A POLICE officer stripped off his uniform and raped the alleged victim of an attempted burglary in her home, a court has heard, PA Helen William reports.
Sergeant David Stansbury, from Ilminster, abused his position of trust as a serving police officer to “exploit a vulnerable young woman for his own sexual gratification”, the prosecution told Bristol Crown Court.
The prosecution said Stansbury had been called out to the scene and took the woman’s statement after a suspect had tried to smash her door in.
She had called 999 and Stansbury was among the officers who responded.
Despite having no ongoing role in investigating the incident, Stansbury returned to the woman’s home and raped her during similar assaults on different days, the jury was told.
Stansbury, 43, has pleaded not guilty to three counts of rape between October 23 and November 30 2009.
He was an officer with Devon and Cornwall Police between 2009 and 2011.
The alleged rape victim thinks the first assault was within days of her original 999 call when she was drunk and had drugs in her home.
She thought he was checking to see if she was all right. Stansbury was in uniform, placed his police radio on the mantlepiece and started to undress.
In her police interview, which was played in court, the woman told officers that she asked Stansbury what he was doing as he started to undress but was told “you have no say in that” and raped her.
The woman told investigating officers that she had told Stansbury “I don’t want to do that” during one of the alleged rapes.
He spotted that she had drugs in the house, told her that she should not be doing that and told her “I’m the law” before he raped her, she claimed.
The woman described herself as feeling “just frozen” afterwards and told officers in her police interview: “He got himself dressed.
"I remember he looked right in the mirror. He was making sure he was all right. He did not give a shit about me.
“Then he said ‘Oh, I will see you again’ and he left, slammed the door and was gone.”
The woman told the officers she felt “helpless” and “ashamed” because her lifestyle of class A drugs and alcohol meant that no one would believe her claims of rape against an officer.
“A policeman has come in to my house. It is completely illegal and who am I going to tell?
“I felt horrible and sick and ashamed of myself.
“I felt that if I had not been doing cocaine, I could have told somebody. I felt helpless. I had no defence in that I was doing class A drugs with my kids in the property. Who is going to help me?”
The allegations against Stansbury only came to light when the woman was in the back of a police van after being arrested at a disturbance in 2020, and told the officers she had been assaulted.

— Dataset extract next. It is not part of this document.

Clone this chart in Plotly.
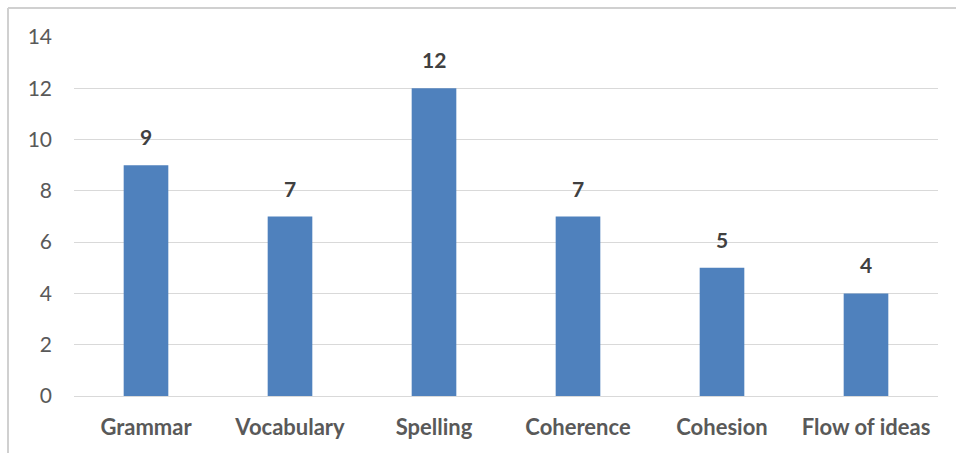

In an outcry that was caught on bodyworn cameras, she told those arresting officers that Stansbury was supposed to help me but he “came back and back and back” and raped her.
The officers said her claims would be taken seriously and the woman did not go to the police earlier because she was afraid that as a drug and alcohol user her family would be taken away.
In her interview about the alleged rape, she told officers that she had not forgotten the incident and had told only a couple of people about it.
Being that close to a police uniform, complete with its sound and textures, made her panic.
She added: “I do not think I did anything to deserve what was happening to me. I had done nothing wrong. "The fear – it brought it back – the sounds, the smell and everything, it made me want to scream.”
Prosecutor Virginia Cornwall told the jury the arrest has “rewakened” the trauma of the alleged rape.
In opening the case, Ms Cornwall said: “This defendant, a serving police officer made a choice to exploit a vulnerable young woman for his own sexual gratification.
“He abused, the Crown says, his position of trust as a police officer having attended the home of the woman in response to a 999 call.
“He made a choice to exercise over her the power and control that his role as a uniformed officer gave him, in effect. He returned to her home and raped her after he went to help her as a serving officer in response to that call.”
The woman was “terrified”, “upset and vulnerable” when she first called the police for help, according to Ms Cornwall who said Stansbury’s actions afterwards showed “confidence and arrogance of returning on subsequent occasions, confident that she would not report it.”
She added: “He never thought for one moment his behaviour would see the light of day.”
He now serves with Hertfordshire Police but is currently suspended from duty.
The hearing was adjourned to Wednesday at 10am.